REQUEST:
Produce a word-for-word copy of the listing below without its pictures.

DATA PROVIDED:
....

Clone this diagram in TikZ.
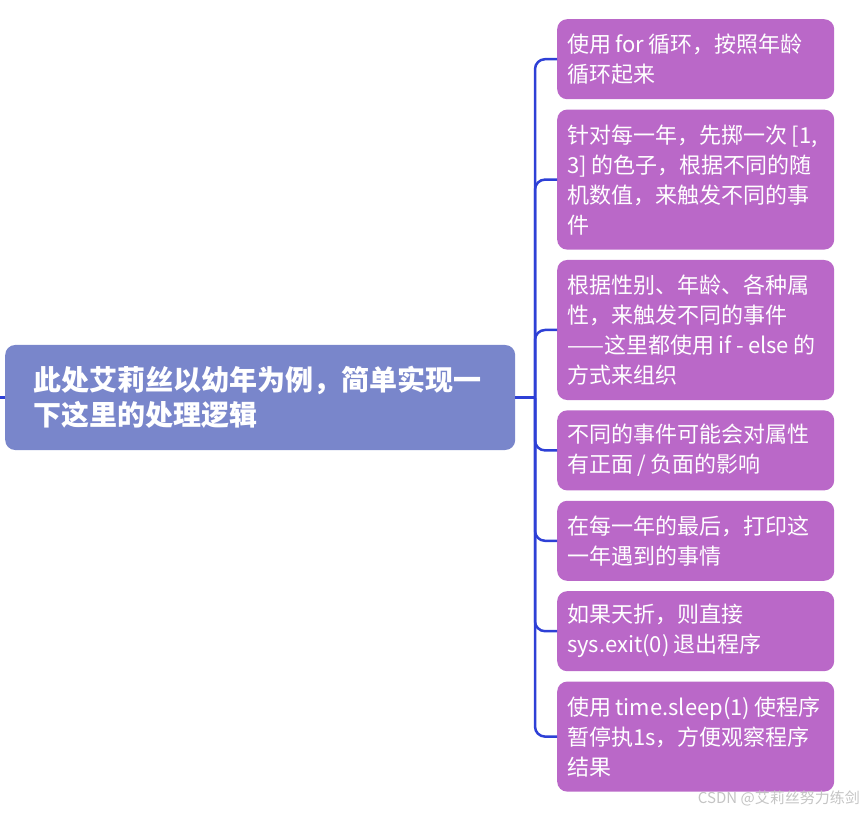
\documentclass[tikz,border=0pt]{standalone}
\usepackage{fontspec}
\setmainfont{Noto Sans CJK SC}
\usepackage{tikz}
\usetikzlibrary{positioning}
\definecolor{rootblue}{HTML}{7986CB}
\definecolor{leafpurple}{HTML}{BA68C8}
\definecolor{linkblue}{HTML}{2E40D6}
\definecolor{markgray}{HTML}{C4C4C4}
\newcommand\gap{\hspace{0.2em}}
\tikzset{
  root/.style={fill=rootblue,rounded corners=10pt,inner xsep=28pt,inner ysep=4pt,align=left,
               text width=454pt,minimum height=105pt,text=white,
               font=\fontsize{28}{35}\selectfont\bfseries},
  leaf/.style={fill=leafpurple,rounded corners=10pt,inner xsep=10pt,inner ysep=4pt,align=left,
               text width=257pt,text=white,font=\fontsize{22}{30}\selectfont},
  two/.style={minimum height=80pt},
  three/.style={minimum height=110pt},
  four/.style={minimum height=140pt},
  link/.style={draw=linkblue,line width=2.5pt},
}
\begin{document}
\begin{tikzpicture}[x=1pt,y=-1pt]
  \useasboundingbox (0,0) rectangle (863,813);
  \node[root,anchor=west] (top) at (5,397.5) {此处艾莉丝以幼年为例，简单实现一\\下这里的处理逻辑};
  \node[leaf,two,anchor=north west] (n1) at (557,19) {\mbox{使用\gap for\gap 循环，按照年龄}\\循环起来};
  \node[leaf,four,below=10pt of n1] (n2) {\mbox{针对每一年，先掷一次\gap[1,}\\\mbox{3]\gap 的色子，根据不同的随}\\机数值，来触发不同的事\\件};
  \node[leaf,four,below=10pt of n2] (n3) {根据性别、年龄、各种属\\性，来触发不同的事件\\\mbox{——这里都使用\gap if\gap -\gap else\gap 的}\\方式来组织};
  \node[leaf,two,below=10pt of n3] (n4) {不同的事件可能会对属性\\\mbox{有正面\gap/\gap 负面的影响}};
  \node[leaf,two,below=10pt of n4] (n5) {在每一年的最后，打印这\\一年遇到的事情};
  \node[leaf,two,below=10pt of n5] (n6) {如果天折，则直接\\\mbox{sys.exit(0)\gap 退出程序}};
  \node[leaf,three,below=10pt of n6] (n7) {\mbox{使用\gap time.sleep(1)\gap 使程序}\\暂停执1s，方便观察程序\\结果};
  % links
  \coordinate (up) at (0,397.5);
  \coordinate (bus) at (535,397.5);
  \draw[link] (up) -- (top.west);
  \draw[link] (top.east) -- (bus);
  \foreach \n in {1,...,7}
    \draw[link,rounded corners=10pt] (bus) |- (n\n.west);
  \node[anchor=east,text=markgray,font=\fontsize{15}{15}\selectfont,inner sep=0pt] (mark) at (860,798) {CSDN @艾莉丝努力练剑};
\end{tikzpicture}
\end{document}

....

REPLY:
Clone this diagram in TikZ.
\documentclass[tikz,border=0pt]{standalone}
\usepackage{fontspec}
\setmainfont{Noto Sans CJK SC}
\usepackage{tikz}
\usetikzlibrary{positioning}
\definecolor{rootblue}{HTML}{7986CB}
\definecolor{leafpurple}{HTML}{BA68C8}
\definecolor{linkblue}{HTML}{2E40D6}
\definecolor{markgray}{HTML}{C4C4C4}
\newcommand\gap{\hspace{0.2em}}
\tikzset{
  root/.style={fill=rootblue,rounded corners=10pt,inner xsep=28pt,inner ysep=4pt,align=left,
               text width=454pt,minimum height=105pt,text=white,
               font=\fontsize{28}{35}\selectfont\bfseries},
  leaf/.style={fill=leafpurple,rounded corners=10pt,inner xsep=10pt,inner ysep=4pt,align=left,
               text width=257pt,text=white,font=\fontsize{22}{30}\selectfont},
  two/.style={minimum height=80pt},
  three/.style={minimum height=110pt},
  four/.style={minimum height=140pt},
  link/.style={draw=linkblue,line width=2.5pt},
}
\begin{document}
\begin{tikzpicture}[x=1pt,y=-1pt]
  \useasboundingbox (0,0) rectangle (863,813);
  \node[root,anchor=west] (top) at (5,397.5) {此处艾莉丝以幼年为例，简单实现一\\下这里的处理逻辑};
  \node[leaf,two,anchor=north west] (n1) at (557,19) {\mbox{使用\gap for\gap 循环，按照年龄}\\循环起来};
  \node[leaf,four,below=10pt of n1] (n2) {\mbox{针对每一年，先掷一次\gap[1,}\\\mbox{3]\gap 的色子，根据不同的随}\\机数值，来触发不同的事\\件};
  \node[leaf,four,below=10pt of n2] (n3) {根据性别、年龄、各种属\\性，来触发不同的事件\\\mbox{——这里都使用\gap if\gap -\gap else\gap 的}\\方式来组织};
  \node[leaf,two,below=10pt of n3] (n4) {不同的事件可能会对属性\\\mbox{有正面\gap/\gap 负面的影响}};
  \node[leaf,two,below=10pt of n4] (n5) {在每一年的最后，打印这\\一年遇到的事情};
  \node[leaf,two,below=10pt of n5] (n6) {如果天折，则直接\\\mbox{sys.exit(0)\gap 退出程序}};
  \node[leaf,three,below=10pt of n6] (n7) {\mbox{使用\gap time.sleep(1)\gap 使程序}\\暂停执1s，方便观察程序\\结果};
  % links
  \coordinate (up) at (0,397.5);
  \coordinate (bus) at (535,397.5);
  \draw[link] (up) -- (top.west);
  \draw[link] (top.east) -- (bus);
  \foreach \n in {1,...,7}
    \draw[link,rounded corners=10pt] (bus) |- (n\n.west);
  \node[anchor=east,text=markgray,font=\fontsize{15}{15}\selectfont,inner sep=0pt] (mark) at (860,798) {CSDN @艾莉丝努力练剑};
\end{tikzpicture}
\end{document}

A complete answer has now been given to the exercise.